With support dwindling, bandh call loses steam

Auto, taxi driver associations have also withdrawn their support, but Vatal Nagaraj sticks to his guns

December 30, 2021 01:01 am | Updated 01:01 am IST - Bengaluru

A file photo of activists requesting commuters to participate in the Karnataka bandh call on December 31, in Bengaluru.

A file photo of activists requesting commuters to participate in the Karnataka bandh call on December 31, in Bengaluru.

As more organisations that had earlier supported the Karnataka bandh call on December 31 reversing their decision on Wednesday, the strike is unlikely to affect daily life.

This comes amidst an appeal by Chief Minister Basavaraj Bommai to call off the bandh plan. “We have already taken action against the vandals and are examining legal options to ban the Maharashtra Ekikaran Samiti (MES),” he said in Hubballi.

However, Kannada activist Vatal Nagaraj, who has given the bandh call, is firm on going ahead with it.
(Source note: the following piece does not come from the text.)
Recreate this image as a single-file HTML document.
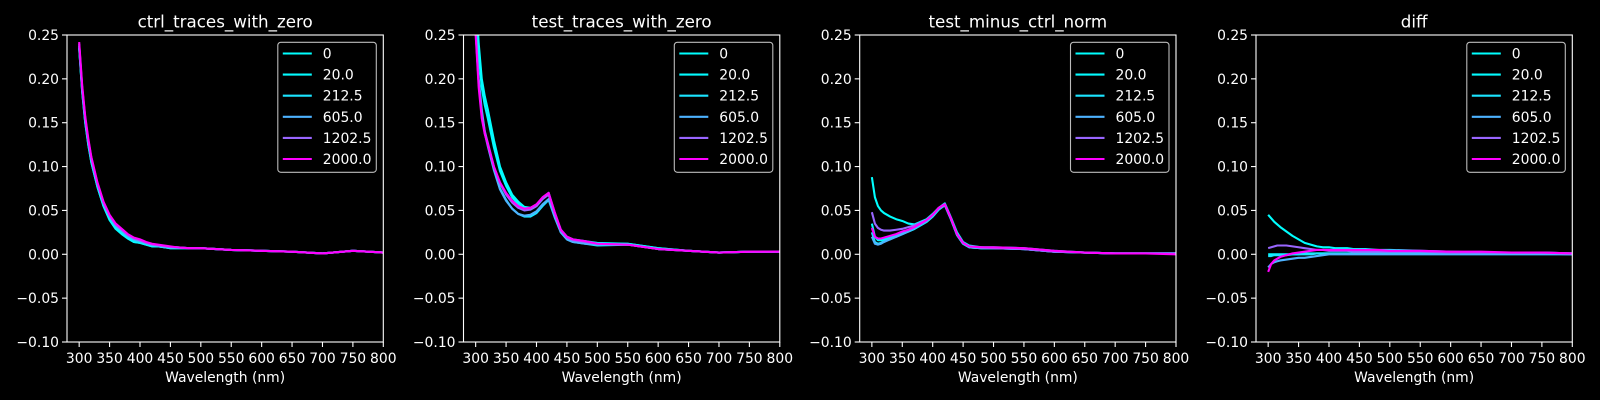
<!DOCTYPE html>
<html><head><meta charset="utf-8"><style>
html,body{margin:0;padding:0;background:#000;}
svg{display:block;font-family:"DejaVu Sans","Liberation Sans",sans-serif;}
</style></head><body>
<svg id="fig" width="1600" height="400" viewBox="0 0 1600 400" xmlns="http://www.w3.org/2000/svg">
<rect width="1600" height="400" fill="#000"/>
</svg>
<script>
const wavelengths=[300,305,310,315,320,330,340,350,360,370,380,390,400,410,420,430,440,450,460,480,500,550,600,650,700,750,800];
const seriesLabels=["0","20.0","212.5","605.0","1202.5","2000.0"];
const seriesColors=["#00ffff","#04fbff","#1be4ff","#4db2ff","#9966ff","#ff00ff"];
const panelTitles=["ctrl_traces_with_zero","test_traces_with_zero","test_minus_ctrl_norm","diff"];
const yTicks=[-0.10,-0.05,0.00,0.05,0.10,0.15,0.20,0.25];
const xTicks=[300,350,400,450,500,550,600,650,700,750,800];
// panel 1: ctrl
const ctrl0=[0.235,0.185,0.15,0.125,0.105,0.077,0.055,0.040,0.030,0.024,0.018,0.014,0.013,0.011,0.009,0.009,0.008,0.007,0.007,0.007,0.007,0.005,0.004,0.003,0.001,0.004,0.002];
const ctrl20=[0.235,0.185,0.15,0.125,0.105,0.077,0.055,0.039,0.029,0.023,0.018,0.014,0.013,0.011,0.009,0.009,0.008,0.007,0.007,0.007,0.007,0.005,0.004,0.003,0.001,0.004,0.002];
const ctrl212=[0.237,0.187,0.152,0.127,0.107,0.079,0.057,0.042,0.032,0.026,0.020,0.016,0.014,0.012,0.010,0.009,0.008,0.008,0.008,0.007,0.007,0.005,0.004,0.003,0.001,0.004,0.002];
const ctrl605=[0.238,0.188,0.153,0.128,0.108,0.080,0.058,0.043,0.033,0.027,0.021,0.017,0.015,0.013,0.011,0.010,0.009,0.008,0.008,0.007,0.007,0.005,0.004,0.003,0.001,0.004,0.002];
const ctrl1202=[0.24,0.19,0.155,0.13,0.11,0.081,0.059,0.044,0.034,0.028,0.022,0.018,0.016,0.013,0.011,0.010,0.009,0.008,0.008,0.007,0.007,0.005,0.004,0.003,0.001,0.004,0.002];
const ctrl2000=[0.242,0.192,0.157,0.132,0.111,0.082,0.060,0.045,0.035,0.029,0.023,0.019,0.017,0.014,0.012,0.011,0.010,0.009,0.008,0.007,0.007,0.005,0.004,0.003,0.001,0.004,0.002];
// panel 2: test
const test0=[0.30,0.24,0.20,0.18,0.165,0.13,0.10,0.082,0.068,0.06,0.054,0.053,0.056,0.064,0.07,0.047,0.028,0.02,0.017,0.015,0.013,0.012,0.007,0.004,0.002,0.003,0.003];
const test20=[0.29,0.23,0.19,0.17,0.155,0.122,0.095,0.078,0.065,0.057,0.052,0.051,0.055,0.063,0.069,0.046,0.027,0.019,0.016,0.014,0.012,0.012,0.007,0.004,0.002,0.003,0.003];
const test212=[0.26,0.20,0.165,0.14,0.125,0.098,0.075,0.062,0.052,0.046,0.043,0.043,0.047,0.055,0.062,0.042,0.025,0.017,0.014,0.012,0.010,0.011,0.006,0.004,0.002,0.003,0.003];
const test605=[0.255,0.195,0.16,0.138,0.123,0.096,0.074,0.061,0.052,0.046,0.044,0.045,0.049,0.057,0.063,0.043,0.025,0.017,0.014,0.012,0.011,0.011,0.006,0.004,0.002,0.003,0.003];
const test1202=[0.255,0.195,0.16,0.14,0.127,0.10,0.081,0.068,0.059,0.053,0.05,0.051,0.055,0.063,0.068,0.046,0.027,0.019,0.016,0.014,0.012,0.011,0.006,0.004,0.002,0.003,0.003];
const test2000=[0.25,0.19,0.155,0.137,0.125,0.10,0.082,0.07,0.061,0.055,0.052,0.053,0.057,0.065,0.070,0.048,0.028,0.02,0.017,0.015,0.012,0.011,0.006,0.004,0.002,0.003,0.003];
// panel 3: test minus ctrl norm
const norm0=[0.088,0.065,0.055,0.05,0.047,0.043,0.04,0.038,0.035,0.034,0.037,0.040,0.046,0.053,0.058,0.042,0.025,0.014,0.01,0.008,0.008,0.007,0.004,0.002,0.001,0.001,0.001];
const norm20=[0.035,0.02,0.016,0.016,0.017,0.019,0.021,0.024,0.026,0.029,0.033,0.037,0.043,0.051,0.056,0.04,0.022,0.012,0.008,0.007,0.007,0.006,0.003,0.002,0.001,0.001,0.001];
const norm212=[0.025,0.014,0.012,0.013,0.015,0.018,0.02,0.023,0.026,0.029,0.033,0.037,0.043,0.051,0.056,0.04,0.022,0.012,0.008,0.007,0.007,0.006,0.003,0.002,0.001,0.001,0.001];
const norm605=[0.02,0.012,0.011,0.012,0.014,0.017,0.02,0.023,0.026,0.03,0.034,0.038,0.044,0.052,0.056,0.04,0.022,0.012,0.008,0.007,0.007,0.006,0.003,0.002,0.001,0.001,0.001];
const norm1202=[0.048,0.035,0.03,0.028,0.027,0.027,0.028,0.029,0.031,0.033,0.036,0.039,0.045,0.053,0.057,0.041,0.023,0.013,0.009,0.008,0.007,0.006,0.003,0.002,0.001,0.001,0.001];
const norm2000=[0.03,0.02,0.018,0.018,0.019,0.021,0.023,0.026,0.028,0.031,0.035,0.039,0.045,0.053,0.057,0.041,0.023,0.013,0.009,0.008,0.008,0.007,0.004,0.002,0.001,0.001,0.0];
// panel 4: diff
const diff0=[0.045,0.041,0.037,0.034,0.031,0.026,0.021,0.017,0.013,0.011,0.009,0.008,0.008,0.007,0.007,0.007,0.006,0.006,0.006,0.005,0.005,0.004,0.003,0.002,0.002,0.002,0.001];
const diff20=[0.0,0.0,0.0,0.0,0.0,0.0,0.0,0.0,0.001,0.001,0.001,0.001,0.001,0.001,0.001,0.001,0.001,0.001,0.001,0.001,0.001,0.001,0.001,0.001,0.001,0.001,0.001];
const diff212=[-0.002,-0.002,-0.001,-0.001,-0.001,-0.001,0.0,0.0,0.0,0.0,0.001,0.001,0.001,0.001,0.001,0.001,0.001,0.001,0.001,0.001,0.001,0.001,0.001,0.001,0.001,0.001,0.0];
const diff605=[-0.015,-0.011,-0.009,-0.008,-0.007,-0.006,-0.005,-0.004,-0.004,-0.003,-0.002,-0.001,0.0,0.0,0.0,0.0,0.0,0.0,0.0,0.0,0.0,0.0,0.0,0.0,0.0,0.0,0.0];
const diff1202=[0.007,0.008,0.009,0.01,0.01,0.01,0.009,0.008,0.007,0.006,0.005,0.005,0.004,0.004,0.004,0.004,0.003,0.003,0.003,0.003,0.003,0.003,0.002,0.002,0.002,0.002,0.001];
const diff2000=[-0.02,-0.011,-0.007,-0.005,-0.003,-0.001,0.001,0.002,0.003,0.004,0.005,0.005,0.005,0.005,0.005,0.005,0.005,0.005,0.005,0.005,0.004,0.004,0.003,0.003,0.002,0.002,0.001];

const panelSeries=[
 [ctrl0,ctrl20,ctrl212,ctrl605,ctrl1202,ctrl2000],
 [test0,test20,test212,test605,test1202,test2000],
 [norm0,norm20,norm212,norm605,norm1202,norm2000],
 [diff0,diff20,diff212,diff605,diff1202,diff2000]
];

const NS="http://www.w3.org/2000/svg";
const svg=document.getElementById('fig');
const lefts=[67,463.5,859.7,1256];
const W=316.3,TOP=35,H=307;
const XMIN=280,XMAX=800,YMIN=-0.10,YMAX=0.25;
function mk(tag,attrs,parent){const e=document.createElementNS(NS,tag);for(const k in attrs)e.setAttribute(k,attrs[k]);(parent||svg).appendChild(e);return e;}

panelTitles.forEach((title,p)=>{
  const L=lefts[p];
  const g=mk('g',{});
  
  
  const xs=v=>L+(v-XMIN)/(XMAX-XMIN)*W;
  const ys=v=>TOP+(YMAX-v)/(YMAX-YMIN)*H;
  const defs=mk('defs',{},g);
  const cp=mk('clipPath',{id:'clip'+p},defs);
  mk('rect',{x:L,y:TOP,width:W,height:H},cp);
  const sg=mk('g',{'clip-path':'url(#clip'+p+')'},g);
  panelSeries[p].forEach((arr,i)=>{
    const d=arr.map((v,j)=>(j?'L':'M')+xs(wavelengths[j]).toFixed(2)+','+ys(v).toFixed(2)).join(' ');
    const path=mk('path',{d:d,fill:'none',stroke:seriesColors[i],'stroke-width':2.1,'stroke-linejoin':'round'},sg);
    
    
  });
  mk('rect',{x:L,y:TOP,width:W,height:H,fill:'none',stroke:'#fff','stroke-width':1.1},g);
  yTicks.forEach(t=>{
    const y=ys(t);
    mk('line',{x1:L-5,x2:L,y1:y,y2:y,stroke:'#fff','stroke-width':1.1},g);
    const tx=mk('text',{x:L-8,y:y+5,'text-anchor':'end','font-size':13.9,fill:'#fff'},g);
    tx.textContent=(t<0?'\u2212':'')+Math.abs(t).toFixed(2);
    
    
  });
  xTicks.forEach(t=>{
    const x=xs(t);
    mk('line',{x1:x,x2:x,y1:TOP+H,y2:TOP+H+5,stroke:'#fff','stroke-width':1.1},g);
    const tx=mk('text',{x:x,y:TOP+H+21,'text-anchor':'middle','font-size':13.9,fill:'#fff'},g);
    tx.textContent=t;
    
    
  });
  const xl=mk('text',{x:L+W/2,y:382,'text-anchor':'middle','font-size':13.9,fill:'#fff'},g);
  xl.textContent='Wavelength (nm)';
  
  
  const tt=mk('text',{x:L+W/2,y:27.5,'text-anchor':'middle','font-size':16.7,fill:'#fff'},g);
  tt.textContent=title;
  
  
  const lg=mk('g',{},g);
  
  
  const lx=L+W-105.5;
  mk('rect',{x:lx,y:42.3,width:98.5,height:130,rx:3,fill:'#000',stroke:'#bbb','stroke-width':1.1},lg);
  seriesLabels.forEach((lab,i)=>{
    const y=53.5+i*21.1;
    mk('line',{x1:lx+5,x2:lx+34,y1:y,y2:y,stroke:seriesColors[i],'stroke-width':2.1},lg);
    const t=mk('text',{x:lx+45,y:y+5,'font-size':13.9,fill:'#fff'},lg);
    t.textContent=lab;
    
    
  });
});
</script>
</body></html>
Praveen Shetty, leader of one of the Karnataka Rakshana Vedike factions, who had earlier supported the bandh call, wrote an open letter on Wednesday arguing for postponing the strike, as businesses battered by the pandemic hoped to make some recovery on New Year’s Eve. “We will try to convince Vatal Nagaraj to restrategise,” he told presspersons.

Karnataka Rakshana Vedike, led by T. A. Narayana Gowda who has not supported the bandh call, has announced a protest rally to Raj Bhavan on Thursday “to build pressure on the Union Government to ban MES”. With both factions of KRV not supporting the call, it would have no workers on the ground to mobilise support and enforce the bandh, police said.

Multiple transport associations, including those connected to cabs and autorickshaws, have also withdrawn their support. “We supported the bandh call to support the Kannada cause, but since there is no unity among Kannada organisations themselves, we have withdrawn our support. Individuals can take a call on their participation,” said Tanveer Pasha, president, Ola Uber Drivers and Owners’ Association.

M. Manjunath, president, Adarsha Auto and Taxi Drivers’ Association, said they had also left it to individual drivers to take a call as the association had withdrawn support. “We had also not factored in the night curfew. We thought we could do business after 6 p.m., but now even that is hit,” he said.

The Kannada film industry, hospitality industry, and several trade bodies have announced though they would “morally support” the cause. They were already reeling under heavy losses and would not shut down businesses.